Singapore, U.S. expand cybersecurity cooperation

Singapore, U.S. expand cybersecurity cooperation

Tom Abke

With reported cyberattacks in Singapore at their highest levels, the island nation is stepping up cooperation with the United States in cybersecurity. The two governments signed a trio of memoranda of understanding (MOU) in August 2021 to enhance collaboration between their financial authorities, cybersecurity agencies and militaries.

The Cyber Security Agency of Singapore (CSA) reported in July 2021 that 9,080 cyberattack cases were handled by the Singapore Computer Emergency Response Team in 2020, the highest annual total on record. The 154% year-on-year increase in ransomware attacks is particularly concerning, according to the agency, since these deal a serious blow to commerce, mostly affecting small- and medium-size enterprises in industries such as manufacturing, retail and health care.

The U.S. is ranked fourth among Singapore’s trading partners by the World Bank, with nearly U.S. $34.5 billion in annual trade between the countries at pre-pandemic levels.

“Given the growing complexity of cyberattacks and how interconnected the global financial system is, close cooperation is essential to ensure the cyber resilience of our financial systems,” Ravi Menon, managing director of the Monetary Authority of Singapore (MAS), said in announcing the MOU between his agency and the U.S. Treasury Department in late August.

According to MAS, the agreement aims to enhance cooperation in several finance-related areas: cybersecurity information-sharing including regulations and guidance, incidents and threat intelligence; staff training and study visits to promote cybersecurity cooperation; and competency-building activities such as cross-border cybersecurity exercises.

Meanwhile, the MOU between Singapore’s CSA and the U.S. Cybersecurity and Infrastructure Security Agency (CISA) extends into new areas of collaboration, such as vital technologies and research and development, in addition to increasing information-sharing and fostering cybersecurity exchanges through joint exercises, reported an August 23, 2021, CISA news release.

By harnessing the benefits of digitization, improved cybersecurity between the nations is a “key enabler” for economic progress, CSA chief executive David Koh said.

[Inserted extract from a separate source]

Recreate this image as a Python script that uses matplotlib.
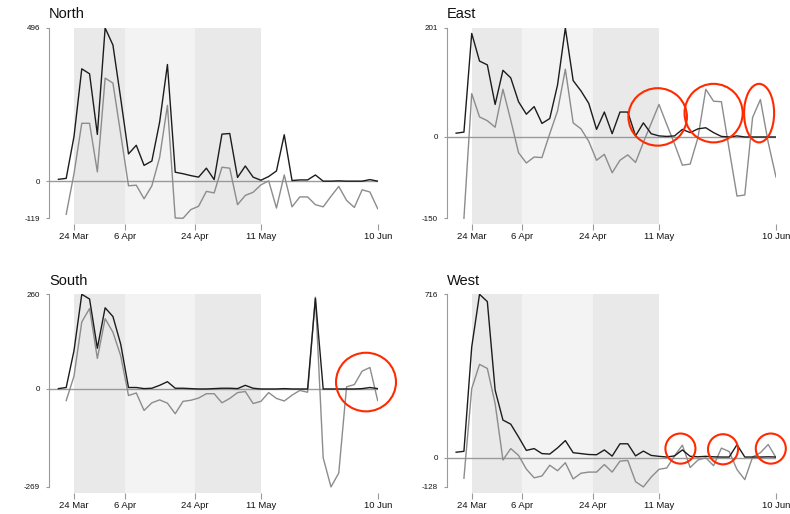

The military-to-military MOU was signed in late August by, pictured from left, U.S. Indo-Pacific Command Commander Adm. John Aquilino, Singaporean Chief of Defence Force Lt. Gen. Melvyn Ong and U.S. Army Gen. Paul Nakasone, commander of the U.S. Cyber Command. It expands on the governments’ 2015 Enhanced Defense Collaboration Agreement, which institutionalized areas of nontraditional cooperation such as cyber defense and biosecurity.

Singapore’s Ministry of Defence characterized the agreement as promoting collaboration, engagements and information exchange among “trustworthy partners.”

According to the White House, the MOU will “support broad defense cooperation to advance cybersecurity information sharing, exchange of threat indicators, combined cyber training and exercises, and other forms of military-to-military cooperation on cyber issues.”

By strengthening cyber-related connections with Singapore, the three MOUs may help the U.S. bolster its microelectronics logistics network, according to SC Media, a cybersecurity news service. Apart from being a cybersecurity leader, Singapore is also a key player in the semiconductor supply chain, accounting for 19% of the global semiconductor equipment industry.




Tom Abke is a FORUM contributor reporting from Singapore.